Its sounds like a shepherd leaving his flock in the wilderness to search for one sheep that went astray is normal operating procedure.  But would the shepherd, when he found the lost sheep, drag the whole herd back to the village for a party?  I bet this action caught the attention of the Pharisees and Scribes. 

And then you have the woman who loses one-tenth of her wealth.  We can understand her panic and her determination to find the coin.  But then when she finds that lost coin, in her joy she invites everyone to a big party which would cost her a lot of money.  Does this make sense.  Probably not.  I bet the Pharisees and Scribes thought that this would be a crazy thing to do. 

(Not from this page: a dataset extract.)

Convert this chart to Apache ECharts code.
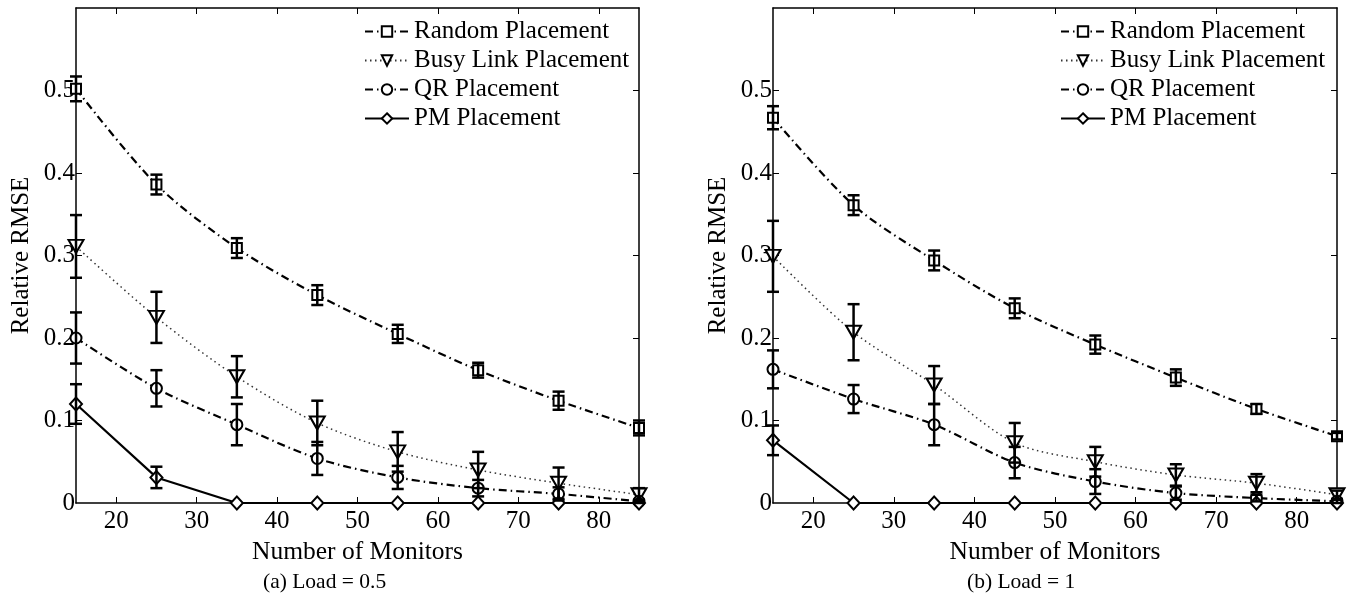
<!DOCTYPE html>
<html>
<head>
<meta charset="utf-8">
<script src="https://cdn.jsdelivr.net/npm/echarts@6/dist/echarts.min.js"></script>
<style>html,body{margin:0;padding:0;background:#fff;}#c{width:1356px;height:596px;}</style>
</head>
<body>
<div id="c"></div>
<script>
// ---- data ----
const monitors = [15, 25, 35, 45, 55, 65, 75, 85];
const xTicks = [20, 30, 40, 50, 60, 70, 80];
const yTicks = [0.1, 0.2, 0.3, 0.4, 0.5];
const seriesNames = ['Random Placement', 'Busy Link Placement', 'QR Placement', 'PM Placement'];
const captions = ['(a) Load = 0.5', '(b) Load = 1'];

// Load = 0.5
const randomA    = [0.502, 0.386, 0.309, 0.252, 0.205, 0.161, 0.124, 0.091];
const randomAErr = [0.015, 0.012, 0.012, 0.012, 0.011, 0.009, 0.011, 0.009];
const busyA      = [0.311, 0.225, 0.153, 0.097, 0.062, 0.040, 0.024, 0.010];
const busyAErr   = [0.038, 0.031, 0.025, 0.027, 0.024, 0.022, 0.019, 0.008];
const qrA        = [0.200, 0.139, 0.095, 0.054, 0.031, 0.018, 0.011, 0.002];
const qrAErr     = [0.031, 0.022, 0.025, 0.020, 0.014, 0.010, 0.008, 0.002];
const pmA        = [0.120, 0.031, 0, 0, 0, 0, 0, 0];
const pmAErr     = [0.024, 0.013, 0, 0, 0, 0, 0, 0];

// Load = 1
const randomB    = [0.467, 0.361, 0.294, 0.236, 0.192, 0.152, 0.114, 0.081];
const randomBErr = [0.014, 0.012, 0.012, 0.012, 0.011, 0.010, 0.006, 0.004];
const busyB      = [0.299, 0.207, 0.143, 0.073, 0.050, 0.034, 0.024, 0.010];
const busyBErr   = [0.043, 0.034, 0.023, 0.024, 0.018, 0.013, 0.011, 0.005];
const qrB        = [0.162, 0.126, 0.095, 0.049, 0.026, 0.012, 0.006, 0.002];
const qrBErr     = [0.023, 0.017, 0.025, 0.019, 0.015, 0.008, 0.004, 0.002];
const pmB        = [0.076, 0, 0, 0, 0, 0, 0, 0];
const pmBErr     = [0.018, 0, 0, 0, 0, 0, 0, 0];

// ---- styles ----
const FONT = 'Liberation Serif';
const styles = [
  {symbol: 'rect', size: 10, rotate: 0, line: {width: 2.2, type: [8, 4, 1.5, 4], color: '#000'}, smooth: 0.3},
  {symbol: 'triangle', size: [15, 13], rotate: 180, line: {width: 1.5, type: [1.5, 3.5], color: '#333'}, smooth: 0.3},
  {symbol: 'circle', size: 11, rotate: 0, line: {width: 2.2, type: [8, 4, 1.5, 4], color: '#000'}, smooth: 0.3},
  {symbol: 'diamond', size: [12, 13], rotate: 0, line: {width: 2.2, type: 'solid', color: '#000'}, smooth: false}
];

const panels = [
  {means: [randomA, busyA, qrA, pmA], errs: [randomAErr, busyAErr, qrAErr, pmAErr], left: 76, width: 563, legendLeft: 364, capLeft: 263},
  {means: [randomB, busyB, qrB, pmB], errs: [randomBErr, busyBErr, qrBErr, pmBErr], left: 773, width: 564, legendLeft: 1060, capLeft: 967}
];

const grids = [], xAxes = [], yAxes = [], series = [], legends = [], graphics = [];
const axisLineStyle = {color: '#000', width: 1.5};

panels.forEach((p, pi) => {
  grids.push({left: p.left, top: 8, width: p.width, height: 495, containLabel: false});
  xAxes.push({
    type: 'value', gridIndex: pi, min: 15, max: 85, position: 'bottom',
    name: 'Number of Monitors', nameLocation: 'middle', nameGap: 26,
    nameTextStyle: {fontFamily: FONT, fontSize: 25.5, color: '#000'},
    axisLine: {show: true, onZero: false, lineStyle: axisLineStyle},
    axisTick: {show: true, inside: true, length: 6, customValues: xTicks, lineStyle: {color: '#000', width: 1}},
    axisLabel: {show: true, customValues: xTicks, margin: 6, fontFamily: FONT, fontSize: 25, color: '#000'},
    splitLine: {show: false}
  });
  xAxes.push({
    type: 'value', gridIndex: pi, min: 15, max: 85, position: 'top',
    axisLine: {show: true, onZero: false, lineStyle: axisLineStyle},
    axisTick: {show: true, inside: true, length: 6, customValues: xTicks, lineStyle: {color: '#000', width: 1}},
    axisLabel: {show: false}, splitLine: {show: false}
  });
  yAxes.push({
    type: 'value', gridIndex: pi, min: 0, max: 0.6, interval: 0.1, position: 'left',
    name: 'Relative RMSE', nameLocation: 'middle', nameGap: 42,
    nameTextStyle: {fontFamily: FONT, fontSize: 25, color: '#000'},
    axisLine: {show: true, onZero: false, lineStyle: axisLineStyle},
    axisTick: {show: true, inside: true, length: 6, customValues: yTicks, lineStyle: {color: '#000', width: 1}},
    axisLabel: {show: true, margin: 1, fontFamily: FONT, fontSize: 25, color: '#000',
      formatter: v => (Math.abs(v - 0.6) < 1e-9 ? '' : (Math.round(v * 10) / 10).toString())},
    splitLine: {show: false}
  });
  yAxes.push({
    type: 'value', gridIndex: pi, min: 0, max: 0.6, interval: 0.1, position: 'right',
    axisLine: {show: true, onZero: false, lineStyle: axisLineStyle},
    axisTick: {show: true, inside: true, length: 6, customValues: yTicks, lineStyle: {color: '#000', width: 1}},
    axisLabel: {show: false}, splitLine: {show: false}
  });

  const xi = pi * 2, yi = pi * 2;
  seriesNames.forEach((name, si) => {
    const st = styles[si];
    series.push({
      name: name, type: 'line', xAxisIndex: xi, yAxisIndex: yi,
      data: monitors.map((m, k) => [m, p.means[si][k]]),
      smooth: st.smooth,
      symbol: st.symbol, symbolSize: st.size, symbolRotate: st.rotate, showAllSymbol: true,
      lineStyle: st.line,
      itemStyle: {color: '#fff', borderColor: '#000', borderWidth: 2},
      z: 3, animation: false, silent: true
    });
  });
  seriesNames.forEach((name, si) => {
    series.push({
      name: 'err-' + pi + '-' + si, type: 'custom', xAxisIndex: xi, yAxisIndex: yi,
      data: monitors.map((m, k) => [m, p.means[si][k] - p.errs[si][k], p.means[si][k] + p.errs[si][k]]),
      encode: {x: 0, y: [1, 2]},
      renderItem: function (params, api) {
        const x = api.value(0), lo = api.value(1), hi = api.value(2);
        if (hi - lo < 1e-9) return {type: 'group', children: []};
        const a = api.coord([x, hi]), b = api.coord([x, lo]);
        const w = 6, st = {stroke: '#000', lineWidth: 2.5};
        return {type: 'group', children: [
          {type: 'line', shape: {x1: a[0], y1: a[1], x2: b[0], y2: b[1]}, style: st},
          {type: 'line', shape: {x1: a[0] - w, y1: a[1], x2: a[0] + w, y2: a[1]}, style: st},
          {type: 'line', shape: {x1: b[0] - w, y1: b[1], x2: b[0] + w, y2: b[1]}, style: st}
        ]};
      },
      z: 4, animation: false, silent: true
    });
  });

  legends.push({
    data: seriesNames, orient: 'vertical', left: p.legendLeft, top: 19,
    itemWidth: 44, itemHeight: 13, itemGap: 4,
    textStyle: {fontFamily: FONT, fontSize: 25, color: '#000', lineHeight: 25, padding: [0, 0, 0, 0]},
    padding: 0, selectedMode: false, inactiveColor: '#000'
  });

  graphics.push({
    type: 'text', x: p.capLeft, y: 582,
    style: {text: captions[pi], fontFamily: FONT, fontSize: 21.5, fill: '#000', textAlign: 'left', textVerticalAlign: 'middle'}
  });
});

const chart = echarts.init(document.getElementById('c'), null, {renderer: 'canvas'});
chart.setOption({
  backgroundColor: '#fff',
  animation: false,
  grid: grids, xAxis: xAxes, yAxis: yAxes, series: series, legend: legends,
  graphic: graphics
});
</script>
</body>
</html>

It is crazy.  Yet that is precisely what Jesus is trying to say to us.  The kind of outrageous celebration we hear in these parables, coupled with the killing of the fatted calf in the Parable of the Prodigal Son, is a perfect expression of the outlandish joy in God’s heart when one of us returns to the Lord our God. 

For you see these wonderful stories in our Gospel text are not about sinful people or righteous people, they are not even about lost people.  The parables are about God’s love (a prodigal, crazy kind of love) that never gives up on any of us even if we might give up on God. 

As the old familiar hymn states: “Amazing grace, how sweet the sound, that saved a wretch like me!  I once was lost, but now am found; was blind but now I see.” 

In celebration let us therefore sing: “Return to the Lord, your God, for he is gracious and merciful, slow to anger, and abounding in steadfast love.”  LBW page 83 

And let us live in the glow of the Good News we have heard today which invites us to “Rejoice with me, for I have found that which was lost.”  And let us respond “Thanks be to God who gives us the victory through Christ our Lord.”  Amen. 

Let us pray: Almighty God, you call your church to witness that in Christ we are reconciled to you.  Help us so to proclaim the Good News of your love, that all who hear it may turn to you.  In Jesus name we pray.  Amen.